Normally I would just write poetry, or refer to myself in third person under an alias name so others won't take so much offense to what's on my mind.
Not everything I write is going to be about a certain person. That is why I never stipulate a name or the gender of the person I'm referring to. I'm just talking--er, writing--in general.
If others' take it to heart what I'm writing about, it is then I know I've obviously hit a sore spot. Even though I may or may not be talking about them. But even if so. If you think I'm calling you out on your sh*t, why behave that way to begin with?
In any case, I lost my train of thought. I'll be the first to admit I have my busy moments and by the time I wind down, I tend to forget to reply to someone. But to tell you the truth, the longest lapse is probably about an hour or so.
Sometimes I'll let days pass depending on who I'm chatting with, so they can see how it feels. Not that they care anyway.
Those are the one-sided ships I have been mentioning about.
And by "ship", I mean any kind of relationship. Whether it be friendship, family ship, or a romantic relationship. The rules should apply to everyone. There shouldn't be exceptions made to the rule just because you're blood or you've known the person since you were three years old.
For years I've tried to keep the communication lines open. I've tried asking people how their day was going. I tried to keep the conversation going. Then I'd get a response like, "Good." But I'd get that response many days later.
Everyone is "busy". I believe "busy" is a made-up term for saying, "Sorry, I know we've hung out a few times but, truth be told, I really don't want to talk to you."
It's fine. I get it. I'd prefer if people were more honest with me rather than drag my heart out on the street. I'm busy too.
I have a husband who is sick. I have a dog who is going senile. I have a son who has medical issues. I have a job that gives you no options to purchase affordable health insurance. I have a forgetful grandma who will keep calling you until you talk to her. I have housework to do like laundry and cleaning up. And also I want to keep healthy with exercise and such. Not to mention there's the once a week blog I've promised to post that I've been failing to do.

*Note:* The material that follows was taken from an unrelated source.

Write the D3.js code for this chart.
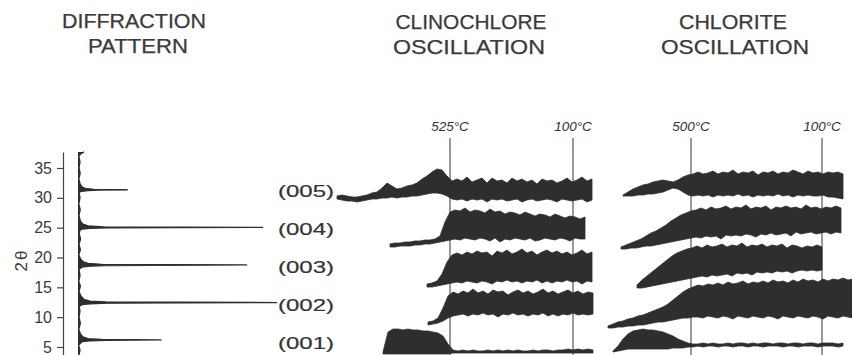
<!DOCTYPE html>
<html><head><meta charset="utf-8">
<script src="https://cdn.jsdelivr.net/npm/d3@7"></script>
<style>body{margin:0;background:#fff}svg{display:block}</style>
</head><body>
<svg id="c" width="852" height="355"></svg>
<script>
// ---------- DATA ----------
const twoThetaTicks = [5,10,15,20,25,30,35];
const patternTheta = [3.7,4.5,5.3,5.9,6.05,6.13,6.2,6.27,6.4,6.7,7.2,8,9,10,11,11.8,12.1,12.25,12.35,12.45,12.55,12.7,13,13.5,14.3,15.2,16,17,18,18.4,18.55,18.65,18.75,18.85,19,19.3,19.8,20.5,21.3,22.2,23.1,24,24.6,24.75,24.9,24.98,25.05,25.13,25.3,25.6,26.1,27,28,29,30,30.9,31.1,31.22,31.3,31.35,31.42,31.6,31.9,32.4,33.2,34.1,35,36,37,37.4,37.7];
const patternIntensity = [0.5,1,0.3,2,6,14,42,12,5,2.5,1.2,0.4,1.2,0.5,1,0.6,2,6,15,100,14,6,3,1.5,0.5,1.2,0.4,1,0.5,2,6,14,85,12,5,2.5,1.2,0.4,1.2,0.5,1.3,0.6,1,2,6,15,93,13,5,2.5,1.2,0.5,1.1,0.4,1,0.5,2,5,10,25,8,3.5,1.8,1,0.4,1.1,0.5,1,0.4,1.5,3];

const reflections = ["(005)","(004)","(003)","(002)","(001)"];
const sampleStep = 5;

// Clinochlore oscillation records (time units), upper / lower envelope heights
const clinoTempLabels = ["525°C","100°C"];
const clinoTempTimes = [115,238];
const clinoStarts = [2,55,92,93,48];
const clino005Hi = [159,160,159,158,158,159,160,162,163,167,172,169,166,167,169,170,172,176,179,183,186,185,179,174,176,174,178,173,175,177,172,177,174,175,172,177,174,176,173,175,171,176,174,175,172,174,177,173,175,178,174,176];
const clino005Lo = [156,155,154,154,153,154,155,156,156,157,157,158,157,158,158,159,159,160,161,162,162,161,159,156,155,156,154,156,155,156,153,156,155,156,154,155,156,153,155,156,154,155,156,155,153,156,155,154,155,156,153,155];
const clino004Hi = [111,112,112,113,113,114,114,115,115,116,119,133,143,145,144,147,143,145,144,142,146,143,144,141,143,142,140,143,141,139,141,140,138,141,139,137,139,138,136,138];
const clino004Lo = [108,108,109,109,109,110,110,111,111,112,113,114,115,116,115,117,116,115,117,116,114,117,113,116,115,117,116,115,117,114,115,117,116,115,117,116,114,117,116,116];
const clino003Hi = [71,72,74,81,93,100,102,100,103,101,104,102,103,99,104,102,105,101,103,106,102,104,100,103,105,102,104,101,103,100,102,105,101,103];
const clino003Lo = [68,68,69,70,71,72,73,72,74,73,72,74,73,71,74,73,75,73,74,72,74,73,75,72,74,72,74,73,75,73,74,71,74,73];
const clino002Hi = [33,34,37,47,59,63,61,64,62,66,62,64,61,65,63,64,60,63,65,62,64,61,63,66,62,64,61,63,65,62,64,61,63,62];
const clino002Lo = [30,31,32,34,37,39,40,41,39,41,40,42,40,41,38,41,40,42,40,41,39,41,40,42,39,41,39,41,40,42,40,41,40,41];
const clino001Hi = [3,23,26,26,25,26,25,25,24,24,23,22,19,11,5,4,5,4,5,4,4,5,4,5,4,5,4,5,4,4,5,4,5,5,4,5,5,6,5,6,5,6,5];
const clino001Lo = [1,1,1,1,1,1,1,1,1,1,1,1,1,1,2,2,2,2,2,2,2,2,2,2,2,2,2,2,2,2,2,2,2,2,2,2,2,2,2,2,2,2,2];

// Chlorite oscillation records
const chlorTempLabels = ["500°C","100°C"];
const chlorTempTimes = [91,222];
const chlorStarts = [23,21,37,8,13];
const chlor005Hi = [160,163,166,168,170,171,173,174,175,174,173,175,178,180,181,183,181,182,184,181,183,182,185,181,183,182,184,180,183,182,184,181,183,182,185,183,181,184,182,183,181,183,182,183,181];
const chlor005Lo = [159,159,159,160,160,161,161,162,163,165,167,166,163,160,159,160,159,160,158,160,159,160,159,161,159,160,158,160,159,160,159,161,159,160,158,160,159,160,159,159,160,158,158,157,156];
const chlor004Hi = [108,110,112,114,116,119,122,124,127,130,134,137,140,142,144,145,147,145,148,146,147,149,146,148,147,150,146,148,147,149,145,148,147,149,147,148,146,150,147,148,146,148,147,149,147];
const chlor004Lo = [106,106,107,107,108,109,109,110,111,112,113,114,115,116,117,118,117,119,118,119,116,120,119,120,119,121,120,118,121,120,122,120,121,122,119,123,121,122,123,121,122,123,121,123,122];
const chlor003Hi = [70,75,79,83,87,91,95,99,102,104,106,107,109,107,110,108,109,111,108,110,109,112,108,110,109,111,108,110,109,111,107,110,109,107,109,108,110,108];
const chlor003Lo = [67,67,68,69,70,71,72,73,74,75,76,77,78,79,78,80,79,80,81,79,82,81,82,80,83,82,83,82,84,83,84,82,84,85,84,85,84,85];
const chlor002Hi = [29,31,33,34,36,37,39,40,42,44,46,48,51,55,59,63,66,68,70,69,71,70,72,70,73,71,72,74,71,73,72,74,72,75,73,74,72,75,73,76,74,75,73,76,74,76,75,77,75,76];
const chlor002Lo = [27,27,28,28,29,29,30,30,31,32,33,33,34,35,36,37,37,38,38,37,39,38,37,39,38,36,39,38,37,39,38,37,39,38,36,39,38,37,39,38,37,39,38,36,39,38,37,39,38,37];
const chlor001Hi = [4,9,16,21,24,25,26,25,25,24,23,21,19,16,14,12,11,11,12,11,12,11,11,12,11,12,12,11,12,11,12,12,11,12,12,11,12,12,11,12,12,11,12,12,12,11,12];
const chlor001Lo = [3,4,5,6,6,6,6,6,6,6,6,6,7,7,7,8,8,9,8,9,9,8,9,9,8,9,9,8,9,9,8,9,9,9,8,9,9,8,9,9,9,8,9,9,9,8,9];

// ---------- DRAW ----------
const ink = "#2e2e2e";
const font = "'Liberation Sans', Arial, sans-serif";
const svg = d3.select("#c");

// titles
function title(txt, cx, y, w) {
  svg.append("text").attr("x", cx - w/2).attr("y", y).attr("textLength", w)
    .attr("lengthAdjust", "spacingAndGlyphs")
    .attr("font-family", font).attr("font-size", 20).attr("fill", "#3a3a3a")
    .attr("stroke", "#3a3a3a").attr("stroke-width", 0.25).text(txt);
}
title("DIFFRACTION", 134, 28, 144);
title("PATTERN", 138, 53, 100);
title("CLINOCHLORE", 471, 29, 151);
title("OSCILLATION", 469, 54, 152);
title("CHLORITE", 733, 29, 108);
title("OSCILLATION", 735, 54, 148);

// diffraction pattern
const theta = d3.scaleLinear().domain([3.66, 37.68]).range([355, 152]);
const inten = d3.scaleLinear().domain([0, 100]).range([78, 277]);
const axisG = svg.append("g").attr("transform", "translate(63,0)")
  .call(d3.axisLeft(theta).tickValues(twoThetaTicks).tickSize(6).tickSizeOuter(0).tickPadding(5));
axisG.selectAll("path,line").attr("stroke", "#444").attr("stroke-width", 1.2);
axisG.selectAll("text").attr("font-family", font).attr("font-size", 16).attr("fill", "#3a3a3a");

svg.append("text").attr("transform", "translate(21,260) rotate(-90)")
  .attr("text-anchor", "middle").attr("dominant-baseline", "central")
  .attr("font-family", font).attr("font-size", 17).attr("fill", "#3a3a3a")
  .attr("letter-spacing", 2).text("2θ");

const pattern = patternTheta.map((t, i) => ({t, v: patternIntensity[i]}));
svg.append("path").datum(pattern)
  .attr("d", d3.area().y(d => theta(d.t)).x0(inten(0)).x1(d => inten(d.v)))
  .attr("fill", ink);
svg.append("path").datum(pattern)
  .attr("d", d3.line().y(d => theta(d.t)).x(d => inten(d.v)))
  .attr("fill", "none").attr("stroke", ink).attr("stroke-width", 1.3);

// reflection labels
const rowY = d3.scalePoint().domain(reflections).range([191, 343]);
svg.selectAll("text.refl").data(reflections).join("text").attr("class", "refl")
  .attr("x", 278).attr("y", d => rowY(d)).attr("dominant-baseline", "central")
  .attr("textLength", 56).attr("lengthAdjust", "spacingAndGlyphs")
  .attr("font-family", font).attr("font-size", 17).attr("fill", "#333")
  .attr("stroke", "#333").attr("stroke-width", 0.2).text(d => d);

// oscillation panels
const ySig = d3.scaleLinear().domain([0, 220]).range([355, 135]);
function panel(xScale, tempLabels, tempTimes, starts, his, los) {
  const g = svg.append("g");
  tempTimes.forEach((t, i) => {
    g.append("line").attr("x1", xScale(t)).attr("x2", xScale(t))
      .attr("y1", ySig(217)).attr("y2", ySig(0))
      .attr("stroke", "#555").attr("stroke-width", 1.2);
    g.append("text").attr("x", xScale(t)).attr("y", ySig(224))
      .attr("text-anchor", "middle").attr("font-family", font)
      .attr("font-style", "italic").attr("font-size", 13.5).attr("fill", "#333")
      .text(tempLabels[i]);
  });
  his.forEach((hi, k) => {
    const pts = hi.map((h, i) => ({t: starts[k] + i * sampleStep, h, l: los[k][i]}));
    g.append("path").datum(pts)
      .attr("d", d3.area().x(d => xScale(d.t)).y0(d => ySig(d.l)).y1(d => ySig(d.h)))
      .attr("fill", ink).attr("stroke", ink).attr("stroke-width", 0.8);
  });
}
const xClino = d3.scaleLinear().domain([0, 260]).range([335, 595]);
const xChlor = d3.scaleLinear().domain([0, 252]).range([600, 852]);
panel(xClino, clinoTempLabels, clinoTempTimes, clinoStarts,
  [clino005Hi, clino004Hi, clino003Hi, clino002Hi, clino001Hi],
  [clino005Lo, clino004Lo, clino003Lo, clino002Lo, clino001Lo]);
panel(xChlor, chlorTempLabels, chlorTempTimes, chlorStarts,
  [chlor005Hi, chlor004Hi, chlor003Hi, chlor002Hi, chlor001Hi],
  [chlor005Lo, chlor004Lo, chlor003Lo, chlor002Lo, chlor001Lo]);
</script>
</body></html>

The list is endless. Shall I go on? There's no need.
I've seen television shows where the good guy gets captured by the bad guy. All the good guy was trying to do was to try and stop the bad guy before others get hurt. The good guy never seems to explain why they are saving the day; they just go and save the day the best way they can. It's always the bad guys that are explaining why they have to destroy the day.
I just don't give out excuses...well, except for when I'm blogging...because it's not going to make the other person feel good when you tell them you've been busy. There are some days where I don't feel so chatty, and so I'll say to said person, "Hey, we'll chat some other time, OK?"
Unfortunately for me, no one is ever happy when I tell them that, yet somehow it's alright for me to accept it when it's said to me.
That, my friend, are what is called a one-sided ship.
That's a toxic way to live. No one should have to live like that.
No one should only have friends when life is going good for you and you're finally in a good place. A person should be there for you all the time. They should be there for you when you have kidney failure, or are diagnosed with cancer. They should be there for you when your kid gets sick and is in the hospital. They should be there when a loved one dies.
They should be there when you need a ride somewhere. I know I was that person that was there for all my friends during their down times. When I had my down times, they were gone. I've since learned how to deal with life on my own, without friends.
And you know what I've learned?
I'm actually happier this way.
And then I had to start applying the same rule to family.
I got close to someone in my family a few years ago, and I got hurt badly. At first you chalk it up to saying something like they're young, they'll learn. But I've watched as the young grew older, and guess what? They don't change.
Therefore, it's just their nature.
And while I have forgiveness in me, I'm not stupid. I'm not mad either. Yeah, that's what others say about me. I've heard how bitter and mean I am when I have an opinion about something. But I'm not mad. I really am not mad at all.
I'm just cautious. The saying goes if you don't learn from history you are doomed to repeat it. Well this chicky ie., me, doesn't want to repeat history. I think learning my lesson the first time is good enough. Having to learn my lesson a second or third time would be just sheer stupidity on my behalf, and in which case, I would have deserved it.
If ever there were a case where I don't reply back to a text, it would be because either I never got the text or I was in the middle of something and forgot to reply back. It doesn't happen often, but it happens.
OK, well! This post is going to stay here where no one will read it. I am just not ready for everyone to read this just yet.